The Democrats of 1864 - some complaints

One war-long Republican information project was to create a single view of the Democratic opposition: to eliminate distictions so that the worst element, the Copperheads, might characterize the entire party. It seems many Civil War readers have fallen into this view. On the flip side, Civil War authors have taken little trouble to explain the richness of Democratic opposition.

It is therefore irritating to see a book title like, Copperheads: The Rise and Fall of Lincoln's Opponents in the North. This title conflates opposition to Lincoln with Copperheads.

Q: Who in the Union opposed Lincoln's in war matters my children?

A: Traitors! (Hiss.)

To help this process along, the Republicans of that era took a page out of future East European history: they created a "united front" party, the Unionists, which further fragmented the Democratic opposition into what they could portray as war (Unionist) and antiwar (Democrat).

But it was not so simple in fact. The Democratic Party's war supporters split in two. A minority joined Lincoln in his sham/front party; other war supporters decried Lincoln's gross mismanagement of the war and called for efficiency in its prosecution.

I believe that the three overtures made to McClellan by Lincoln in the spring of 1864 - just as Grant was about to start his campaign (historians have discovered only three approaches thus far) - were about offering a "return to his place" in exchange for Unionist political affiliation. This is a supposition. The only record we have is of Lincoln intermediaries offering McClellan a return to his former "place" - the incentive - and not the price McClellan was to pay for returning to Lincoln's high favor.

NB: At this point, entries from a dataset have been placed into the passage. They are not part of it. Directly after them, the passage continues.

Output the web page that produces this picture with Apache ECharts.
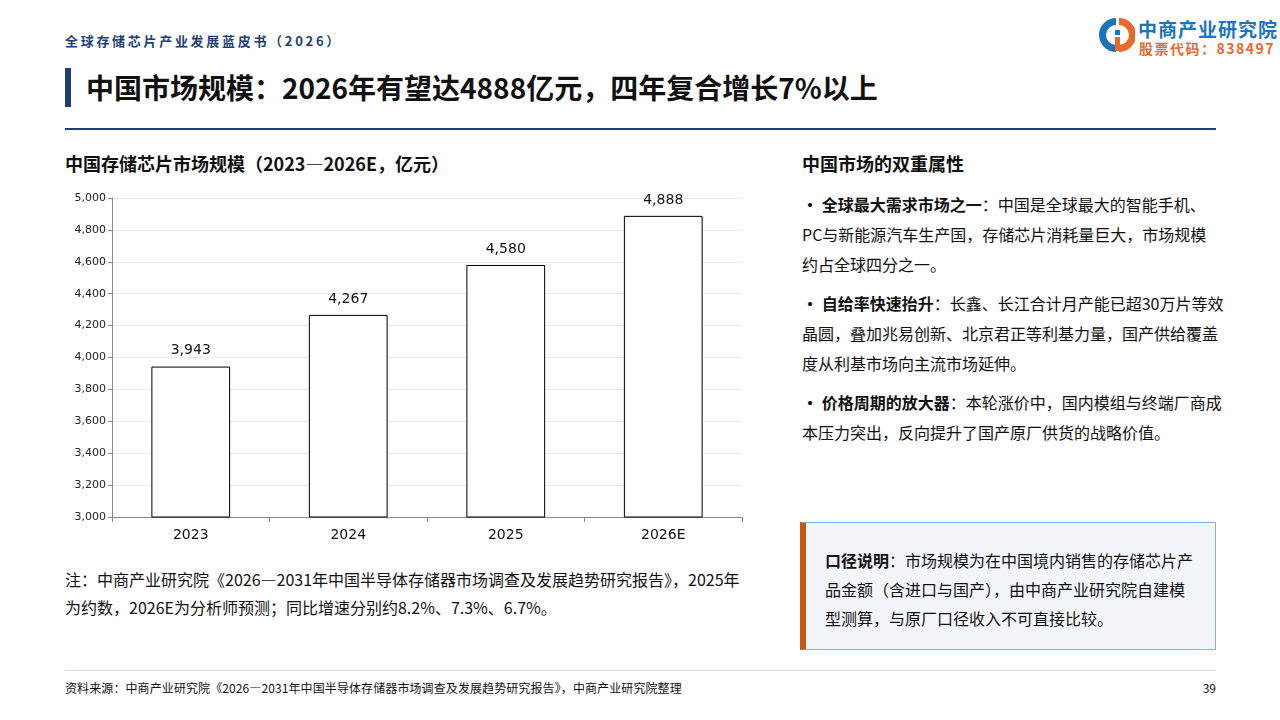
<!DOCTYPE html>
<html lang="zh">
<head>
<meta charset="UTF-8">
<title>中国市场规模</title>
<script src="https://cdn.jsdelivr.net/npm/echarts@6/dist/echarts.min.js"></script>
<style>
  body { margin: 0; background: #fff; font-family: "Noto Sans CJK SC", sans-serif; color: #111; }
  #page { position: relative; width: 1280px; height: 720px; overflow: hidden; }
  .abs { position: absolute; }
  #book { left: 65px; top: 31px; font-size: 13px; font-weight: bold; color: #1f3f73; letter-spacing: 2.7px; }
  #bar { left: 65px; top: 68px; width: 6px; height: 39px; background: #1f3f73; }
  #title { left: 86px; top: 67px; font-size: 28px; font-weight: bold; line-height: 40px; }
  #rule { left: 65px; top: 128px; width: 1151px; height: 2px; background: #1f3f73; }
  #ctitle { left: 65px; top: 150px; font-size: 18px; font-weight: bold; }
  #main { left: 0; top: 180px; width: 760px; height: 380px; }
  #note { left: 65px; top: 565px; width: 700px; font-size: 16px; line-height: 28px; white-space: nowrap; }
  #rhead { left: 802px; top: 150px; font-size: 18px; font-weight: bold; }
  #rtext { left: 802px; top: 189px; width: 430px; font-size: 16px; line-height: 30px; white-space: nowrap; }
  #rtext p { margin: 0 0 9px 0; }
  #box { left: 800px; top: 522px; width: 409px; height: 126px; background: #f2f5fa; border: 1px solid #8eb0d4; border-left: 6px solid #c55a11; }
  #box div { margin: 23px 0 0 19px; font-size: 16px; line-height: 29px; white-space: nowrap; }
  #frule { left: 65px; top: 670px; width: 1151px; height: 1px; background: #d8dde6; }
  #foot { left: 65px; top: 679px; font-size: 12px; letter-spacing: 0.1px; }
  #pno { left: 1190px; top: 679px; width: 26px; text-align: right; font-size: 12px; }
  #logo1 { left: 1138px; top: 15px; font-size: 19px; font-weight: bold; color: #1b75bb; letter-spacing: 1px; }
  #logo2 { left: 1139px; top: 38px; font-size: 14px; font-weight: bold; color: #e8692c; letter-spacing: 1.5px; }
</style>
</head>
<body>
<div id="page">
  <div class="abs" id="book">全球存储芯片产业发展蓝皮书（2026）</div>
  <svg class="abs" style="left:1097px;top:16px" width="38" height="38" viewBox="0 0 38 38">
    <path d="M19 2 A17 17 0 0 0 19 36 L19 29 A10 10 0 0 1 19 9 Z" fill="#1b75bb"/>
    <path d="M22 2 A17 17 0 0 1 22 36 L22 29 A10 10 0 0 0 22 9 Z" fill="#e8692c"/>
    <rect x="18" y="14" width="5" height="5" fill="#1b75bb"/>
    <rect x="18" y="21" width="5" height="14" fill="#e8692c"/>
  </svg>
  <div class="abs" id="logo1">中商产业研究院</div>
  <div class="abs" id="logo2">股票代码：838497</div>
  <div class="abs" id="bar"></div>
  <div class="abs" id="title">中国市场规模：2026年有望达4888亿元，四年复合增长7%以上</div>
  <div class="abs" id="rule"></div>
  <div class="abs" id="ctitle">中国存储芯片市场规模（2023—2026E，亿元）</div>
  <div class="abs" id="main"></div>
  <div class="abs" id="note">注：中商产业研究院《2026—2031年中国半导体存储器市场调查及发展趋势研究报告》，2025年<br>为约数，2026E为分析师预测；同比增速分别约8.2%、7.3%、6.7%。</div>
  <div class="abs" id="rhead">中国市场的双重属性</div>
  <div class="abs" id="rtext">
    <p><b>· 全球最大需求市场之一</b>：中国是全球最大的智能手机、<br>PC与新能源汽车生产国，存储芯片消耗量巨大，市场规模<br>约占全球四分之一。</p>
    <p><b>· 自给率快速抬升</b>：长鑫、长江合计月产能已超30万片等效<br>晶圆，叠加兆易创新、北京君正等利基力量，国产供给覆盖<br>度从利基市场向主流市场延伸。</p>
    <p><b>· 价格周期的放大器</b>：本轮涨价中，国内模组与终端厂商成<br>本压力突出，反向提升了国产原厂供货的战略价值。</p>
  </div>
  <div class="abs" id="box"><div><b>口径说明</b>：市场规模为在中国境内销售的存储芯片产<br>品金额（含进口与国产），由中商产业研究院自建模<br>型测算，与原厂口径收入不可直接比较。</div></div>
  <div class="abs" id="frule"></div>
  <div class="abs" id="foot">资料来源：中商产业研究院《2026—2031年中国半导体存储器市场调查及发展趋势研究报告》，中商产业研究院整理</div>
  <div class="abs" id="pno">39</div>
</div>
<script>
var years = ['2023', '2024', '2025', '2026E'];
var marketSize = [3943, 4267, 4580, 4888];

var myChart = echarts.init(document.getElementById('main'));
myChart.setOption({
  animation: false,
  grid: { left: 112, right: 18, top: 18, bottom: 43 },
  xAxis: {
    type: 'category',
    data: years,
    axisLine: { lineStyle: { color: '#888' } },
    axisTick: { show: true, lineStyle: { color: '#888' } },
    axisLabel: { color: '#111', fontSize: 14, fontFamily: 'DejaVu Sans', margin: 11 }
  },
  yAxis: {
    type: 'value',
    min: 3000,
    max: 5000,
    interval: 200,
    axisLine: { show: true, lineStyle: { color: '#888' } },
    axisTick: { show: true, length: 4, lineStyle: { color: '#888' } },
    axisLabel: {
      color: '#222', fontSize: 11, fontFamily: 'DejaVu Sans', margin: 6,
      formatter: function (v) { return v.toLocaleString('en-US'); }
    },
    splitLine: { lineStyle: { color: '#e3ebf3' } }
  },
  series: [{
    type: 'bar',
    data: marketSize,
    barWidth: '50%',
    itemStyle: { color: '#fff', borderColor: '#000', borderWidth: 1 },
    label: {
      show: true, position: 'top', distance: 9, color: '#111', fontSize: 14, fontFamily: 'DejaVu Sans',
      formatter: function (p) { return p.value.toLocaleString('en-US'); }
    }
  }]
});
</script>
</body>
</html>
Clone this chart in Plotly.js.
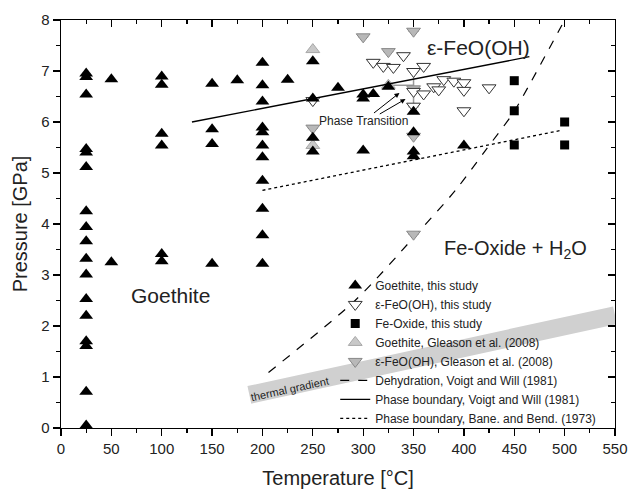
<!DOCTYPE html>
<html><head><meta charset="utf-8">
<script src="https://cdn.plot.ly/plotly-3.0.1.min.js"></script>
<style>html,body{margin:0;padding:0;background:#fff}#c{width:630px;height:493px}</style>
</head><body><div id="c"></div>
<script>
// Goethite, this study
const goeT = [25,25,25,25,25,25,25,25,25,25,25,25,25,25,25,25,25,25,
  50,50, 100,100,100,100,100,100, 150,150,150,150, 175,
  200,200,200,200,200,200,200,200,200,200,200, 225,
  250,250,250,250, 275, 300,300,300, 310, 325, 350,350,350,350, 400];
const goeP = [0.02,0.05,0.71,1.61,1.70,2.20,2.53,3.01,3.32,3.66,3.94,4.25,5.12,5.40,5.47,6.54,6.88,6.95,
  6.84,3.25, 6.89,6.73,5.77,5.54,3.41,3.27, 6.75,5.86,5.57,3.22, 6.82,
  7.16,6.72,6.40,5.89,5.80,5.54,5.31,4.85,4.30,3.78,3.22, 6.83,
  7.19,6.46,5.69,5.42, 6.67, 6.54,6.46,5.44, 6.55, 6.69, 6.20,5.80,5.42,5.33, 5.54];
// epsilon-FeO(OH), this study
const epsT = [250,310,320,330,340,350,360,350,350,360,370,375,380,390,400,400,400,425];
const epsP = [6.42,7.17,7.09,7.07,7.30,6.99,7.09,6.60,6.31,6.55,6.69,6.63,6.83,6.80,6.77,6.62,6.22,6.67];
// Fe-Oxide, this study
const oxT = [450,450,450,500,500];
const oxP = [6.81,6.22,5.55,6.00,5.55];
// Goethite, Gleason et al. (2008)
const gGoeT = [250,250,325];
const gGoeP = [7.42,5.54,6.72];
const gGoeErrXplus = [null,null,25];
const gGoeErrXminus = [null,null,0];
// epsilon-FeO(OH), Gleason et al. (2008)
const gEpsT = [300,350,325,350,250,350,350];
const gEpsP = [7.67,7.78,7.38,6.65,5.88,5.72,3.80];
const gEpsErrY = [null,null,null,0.35,null,null,null];
// Dehydration, Voigt and Will (1981)
const dehT = [206,293,353,392,422,449,465,500];
const dehP = [1.09,2.52,3.80,4.67,5.46,6.18,6.73,8.0];
// Phase boundary, Voigt and Will (1981)
const vwT = [130,465];
const vwP = [6.0,7.28];
// Phase boundary, Bane. and Bend. (1973)
const bbT = [200,495];
const bbP = [4.66,5.83];
// thermal gradient band
const thermT = [187,550];
const thermP = [0.65,2.21];
// tick labels
const xTicks = [0,50,100,150,200,250,300,350,400,450,500,550];
const yTicks = [0,1,2,3,4,5,6,7,8];

const FONT = 'Liberation Sans, Arial, sans-serif';

const traces = [
  {x: dehT, y: dehP, mode:'lines', line:{color:'#000', width:1.2, dash:'dash', shape:'spline', smoothing:0.8},
   name:'Dehydration, Voigt and Will (1981)', legendrank:6},
  {x: vwT, y: vwP, mode:'lines', line:{color:'#000', width:1.3}, xaxis:'x2', yaxis:'y2',
   name:'Phase boundary, Voigt and Will (1981)', legendrank:7},
  {x: bbT, y: bbP, mode:'lines', line:{color:'#000', width:1.3, dash:'dot'},
   name:'Phase boundary, Bane. and Bend. (1973)', legendrank:8},
  {x: gGoeT, y: gGoeP, mode:'markers', type:'scatter',
   marker:{symbol:'triangle-up', size:12, color:'#c8c8c8', line:{color:'#a8a8a8', width:1}},
   error_x:{type:'data', symmetric:false, array:gGoeErrXplus, arrayminus:gGoeErrXminus, color:'#999', thickness:1.5, width:0},
   name:'Goethite, Gleason et al. (2008)', legendrank:4},
  {x: gEpsT, y: gEpsP, mode:'markers', type:'scatter',
   marker:{symbol:'triangle-down', size:12, color:'#b8b8b8', line:{color:'#888', width:1}},
   error_y:{type:'data', array:gEpsErrY, color:'#999', thickness:1.5, width:5},
   name:'ε-FeO(OH), Gleason et al. (2008)', legendrank:5},
  {x: epsT, y: epsP, mode:'markers', type:'scatter',
   marker:{symbol:'triangle-down', size:12, color:'#fff', line:{color:'#333', width:1}},
   name:'ε-FeO(OH), this study', legendrank:2},
  {x: goeT, y: goeP, mode:'markers', type:'scatter',
   marker:{symbol:'triangle-up', size:12, color:'#000'},
   name:'Goethite, this study', legendrank:1},
  {x: oxT, y: oxP, mode:'markers', type:'scatter',
   marker:{symbol:'square', size:9, color:'#000'},
   name:'Fe-Oxide, this study', legendrank:3}
];

const axisCommon = {
  showgrid:false, zeroline:false, showline:true, linecolor:'#000', linewidth:1.3,
  ticks:'outside', ticklen:7, tickwidth:1.3, tickcolor:'#000',
  tickfont:{family:FONT, size:15, color:'#222'}
};

const layout = {
  width:630, height:493,
  margin:{l:61, r:15, t:20, b:65},
  paper_bgcolor:'#fff', plot_bgcolor:'#fff',
  font:{family:FONT, color:'#222'},
  showlegend:true,
  legend:{x:0.495, xanchor:'left', y:0.385, yanchor:'top', bgcolor:'rgba(0,0,0,0)',
    font:{family:FONT, size:12, color:'#222'}, traceorder:'normal', itemwidth:30, tracegroupgap:0},
  xaxis: Object.assign({}, axisCommon, {
    range:[0,550], tickvals:xTicks, mirror:true,
    minor:{dtick:25, ticks:'outside', ticklen:4, tickwidth:1.2, tickcolor:'#000'},
    title:{text:'Temperature [°C]', font:{family:FONT, size:20, color:'#222'}, standoff:14}
  }),
  yaxis: Object.assign({}, axisCommon, {
    range:[0,8], tickvals:yTicks, mirror:true,
    minor:{dtick:0.5, ticks:'outside', ticklen:4, tickwidth:1.2, tickcolor:'#000'},
    title:{text:'Pressure [GPa]', font:{family:FONT, size:20, color:'#222'}, standoff:8}
  }),
  xaxis2:{overlaying:'x', side:'top', anchor:'y2', range:[0,550], showticklabels:false,
    gridcolor:'rgba(0,0,0,0)', zerolinecolor:'rgba(0,0,0,0)',
    ticks:'inside', ticklen:7, tickwidth:1.3, tickcolor:'#000',
    tickmode:'linear', tick0:0, dtick:50,
    minor:{dtick:25, ticks:'inside', ticklen:4, tickwidth:1.2, tickcolor:'#000'}},
  yaxis2:{overlaying:'y', side:'right', anchor:'x2', range:[0,8], showticklabels:false,
    gridcolor:'rgba(0,0,0,0)', zerolinecolor:'rgba(0,0,0,0)',
    ticks:'inside', ticklen:7, tickwidth:1.3, tickcolor:'#000',
    tickmode:'linear', tick0:0, dtick:1,
    minor:{dtick:0.5, ticks:'inside', ticklen:4, tickwidth:1.2, tickcolor:'#000'}},
  shapes:[
    {type:'line', xref:'x', yref:'y', x0:thermT[0], y0:thermP[0], x1:thermT[1], y1:thermP[1],
     line:{color:'#d0d0d0', width:18}, layer:'below'}
  ],
  annotations:[
    {x:414, y:7.46, xref:'x', yref:'y', text:'ε-FeO(OH)', showarrow:false, font:{family:FONT, size:21, color:'#222'}},
    {x:451, y:3.5, xref:'x', yref:'y', text:'Fe-Oxide + H<sub>2</sub>O', showarrow:false, font:{family:FONT, size:20, color:'#222'}},
    {x:109, y:2.6, xref:'x', yref:'y', text:'Goethite', showarrow:false, font:{family:FONT, size:21, color:'#222'}},
    {x:336, y:6.57, xref:'x', yref:'y', ax:300, ay:6.01, axref:'x', ayref:'y', text:'Phase Transition', showarrow:true, arrowhead:2, arrowsize:1, arrowwidth:1, arrowcolor:'#000', font:{family:FONT, size:12, color:'#222'}},
    {x:227, y:0.76, xref:'x', yref:'y', text:'thermal gradient', showarrow:false, textangle:-12.3, font:{family:FONT, size:11, color:'#222'}},
    {x:342, y:6.45, xref:'x', yref:'y', ax:315, ay:6.14, axref:'x', ayref:'y', text:'', showarrow:true, arrowhead:2, arrowsize:1, arrowwidth:1, arrowcolor:'#000'}
  ]
};

Plotly.newPlot('c', traces, layout, {displayModeBar:false, staticPlot:true});
</script>
</body></html>
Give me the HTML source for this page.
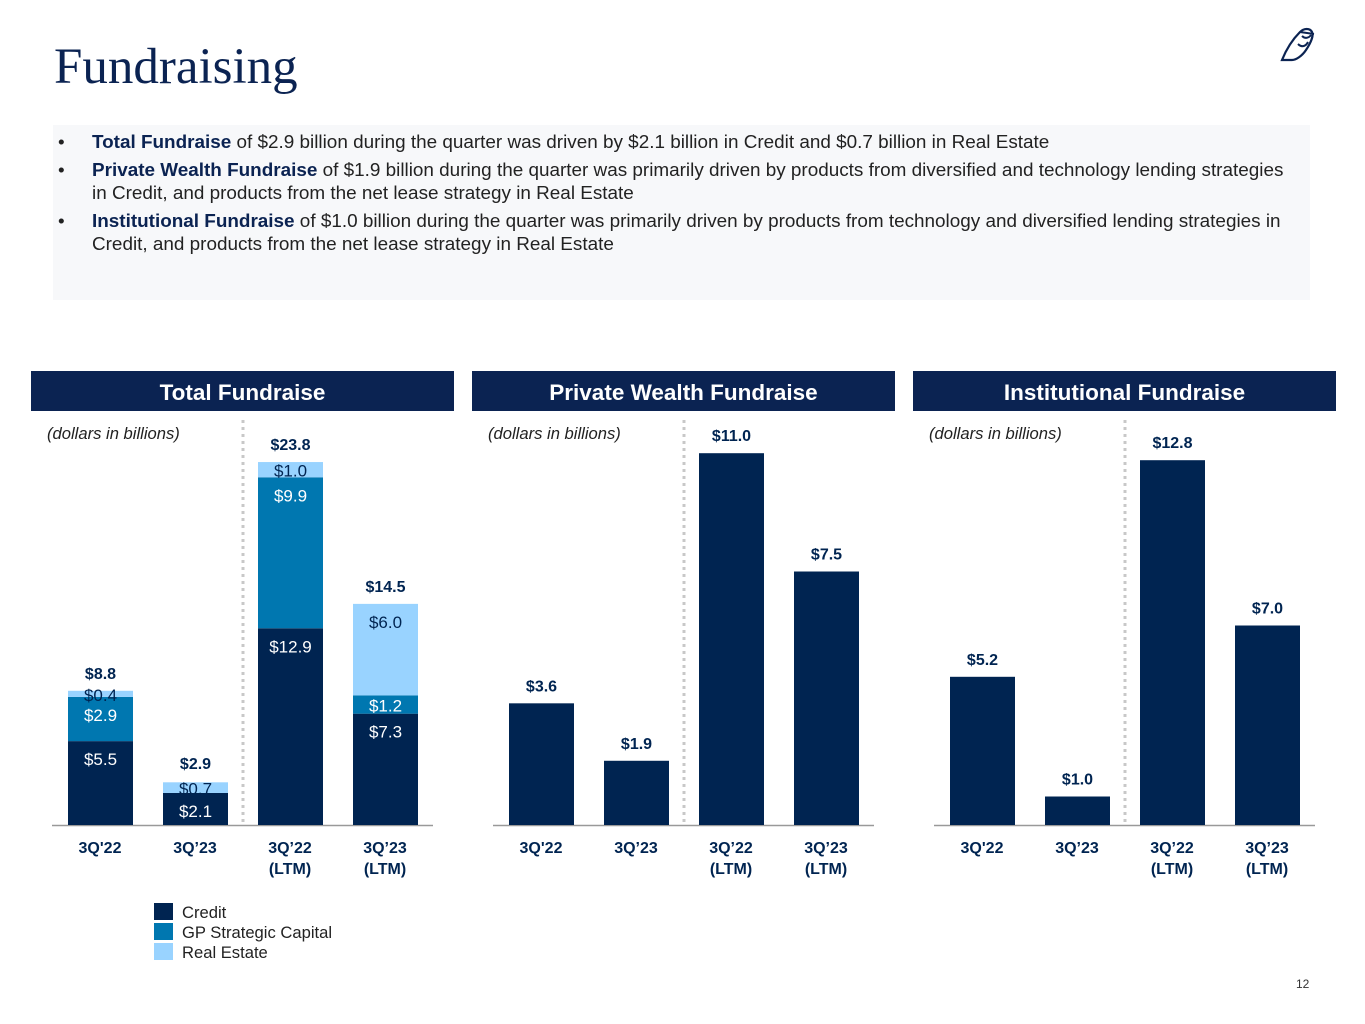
<!DOCTYPE html>
<html><head><meta charset="utf-8">
<style>
body{margin:0;width:1365px;height:1024px;background:#fff;overflow:hidden;position:relative;font-family:"Liberation Sans",Arial,sans-serif}
.title{position:absolute;left:54px;top:38px;font-family:"Liberation Serif",serif;font-size:51px;color:#0b2352;}
.panel{position:absolute;left:53px;top:125px;width:1257px;height:175px;background:#f7f8fa}
.panel ul{margin:0;padding:0;list-style:none}
.panel li{position:relative;padding-left:39px;padding-right:10px;font-size:18.9px;line-height:23px;color:#222;margin-top:5px}
.panel li:before{content:"•";position:absolute;left:5px;top:0;color:#222}
.panel b{color:#0b2352}
.hdr{position:absolute;top:371px;height:40px;background:#0b2352;color:#fff;font-weight:bold;font-size:22.5px;text-align:center;line-height:43px}
</style></head><body>
<div class="title">Fundraising</div>
<svg style="position:absolute;left:1278px;top:22px" width="40" height="42" viewBox="0 0 40 42">
<path d="M4 38 C8 28 14 18 22 10 C26 6 32 6 34 10 C36 14 32 22 28 28 C24 34 18 38 14 38 Z" fill="none" stroke="#0b2352" stroke-width="2.2"/>
<path d="M22 10 L36 12 M24 14 C27 17 31 16 33 13 M20 22 C24 26 28 24 30 20" fill="none" stroke="#0b2352" stroke-width="2"/>
</svg>
<div class="panel">
<ul style="margin-top:6px">
<li><b>Total Fundraise</b> of $2.9 billion during the quarter was driven by $2.1 billion in Credit and $0.7 billion in Real Estate</li>
<li><b>Private Wealth Fundraise</b> of $1.9 billion during the quarter was primarily driven by products from diversified and technology lending strategies in Credit, and products from the net lease strategy in Real Estate</li>
<li><b>Institutional Fundraise</b> of $1.0 billion during the quarter was primarily driven by products from technology and diversified lending strategies in Credit, and products from the net lease strategy in Real Estate</li>
</ul></div>
<div class="hdr" style="left:31px;width:423px">Total Fundraise</div>
<div class="hdr" style="left:472px;width:423px">Private Wealth Fundraise</div>
<div class="hdr" style="left:913px;width:423px">Institutional Fundraise</div>
<svg id="ch" width="1365" height="1024" style="position:absolute;left:0;top:0"></svg>
<div style="position:absolute;left:1296px;top:977px;font-size:12px;color:#333">12</div>
<script>
const categories=["3Q'22","3Q’23","3Q’22\n(LTM)","3Q’23\n(LTM)"];
const creditVals=[5.5,2.1,12.9,7.3];
const gpVals=[2.9,0,9.9,1.2];
const reVals=[0.4,0.7,1.0,6.0];
const totalVals=[8.8,2.9,23.8,14.5];
const pwVals=[3.6,1.9,11.0,7.5];
const instVals=[5.2,1.0,12.8,7.0];
const NS="http://www.w3.org/2000/svg";
const svg=document.getElementById('ch');
const NAVY="#002451",MID="#0077b0",LIGHT="#99d3ff";
function mk(t,a,p){const e=document.createElementNS(NS,t);for(const k in a)e.setAttribute(k,a[k]);(p||svg).appendChild(e);return e;}
const base=825;
function txt(x,y,s,opt){const e=mk('text',{x:x,y:y,'text-anchor':'middle','font-size':opt.size||16,fill:opt.fill||NAVY,'font-weight':opt.bold?'bold':'normal','font-family':'Liberation Sans, Arial, sans-serif'});e.textContent=s;return e;}
function frame(x0,name){
  const it=mk('text',{x:x0+16,y:439,'font-size':16.6,'font-style':'italic',fill:'#222'});it.textContent='(dollars in billions)';
  
  
  const sep=mk('line',{x1:x0+212,x2:x0+212,y1:420,y2:822,stroke:'#c8c8c8','stroke-width':3,'stroke-dasharray':'3 4'});
  
  
  const ax=mk('line',{x1:x0+21,x2:x0+402,y1:base+0.5,y2:base+0.5,stroke:'#999','stroke-width':1.5});
  
  
  categories.forEach((c,i)=>{
    const cx=x0+69+i*95;
    c.split('\n').forEach((ln,j)=>{const t=txt(cx,853+j*21,ln,{bold:true});
      
      });
  });
}
function simple(x0,vals,scale,name){
  frame(x0,name);
  vals.forEach((v,i)=>{
    const x=x0+37+i*95,h=v*scale;
    const r=mk('rect',{x:x,y:base-h,width:65,height:h,fill:NAVY});
    
    
    const t=txt(x+32.5,base-h-12,'$'+v.toFixed(1),{bold:true});
    
    
  });
}
(function(){
  const x0=31,scale=15.25;
  frame(x0,'total');
  categories.forEach((c,i)=>{
    const x=x0+37+i*95;let y=base;
    [[creditVals[i],NAVY,'#fff','credit'],[gpVals[i],MID,'#fff','gp'],[reVals[i],LIGHT,NAVY,'real-estate']].forEach(s=>{
      if(s[0]<=0)return;
      const h=s[0]*scale;y-=h;
      const r=mk('rect',{x:x,y:y,width:65,height:h,fill:s[1]});
      
      
      const ty=h<30?y+h/2+7:y+24;
      const t=txt(x+32.5,ty,'$'+s[0].toFixed(1),{fill:s[2],size:17});
      
      
    });
    const t=txt(x+32.5,base-totalVals[i]*scale-12,'$'+totalVals[i].toFixed(1),{bold:true});
    
    
  });
  [['Credit',NAVY],['GP Strategic Capital',MID],['Real Estate',LIGHT]].forEach((l,i)=>{
    const g=mk('g',{});
    
    
    mk('rect',{x:154,y:903+i*20,width:19,height:17,fill:l[1]},g);
    const t=mk('text',{x:182,y:918+i*20,'font-size':16.6,fill:'#222'},g);t.textContent=l[0];
  });
})();
simple(472,pwVals,33.8,'private-wealth');
simple(913,instVals,28.5,'institutional');
</script>
</body></html>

The core, mainstream Democratic complaint was that the Republicans mishandled the war, extended it by design, created a runaway "culture of corruption", and relied on lawbreaking to pave the way for the total suppression of the Democratic Party. I believe that McClellan internalized this critique in toto.

The central problem of the election of '64 - apart from allegations of vote suppression and vote rigging - was that of the war Democrats outside the Unionist tent being unable to separate themselves from the accusation they sought peace.

Could McClellan have possibly have exchanged the peace vote for the soldier vote to gain electoral victory? It seems likely he had no peace vote anyway much less Copperhead support. After the war, Pinkerton told McClellan that the election had been settled beforehand. Whether or not that is true, the soldier vote was controlled enough that the candidate could not have taken it out of Stanton's grasp.

And yet, there were stirrings against Lincoln but they failed to benefit McClellan. Take as your guide Meade's quiet boast to his wife that he and Grant had abstained from voting altogether in the 1864 race. Army-wide, how many times was that little drama of defiance re-enacted?

We will know this corner of history has grown up when Lincoln's opponents can be honored, when their motives, concerns, and criticisms gain fair hearing. In the meantime, we remain free to hiss at the Copperheads.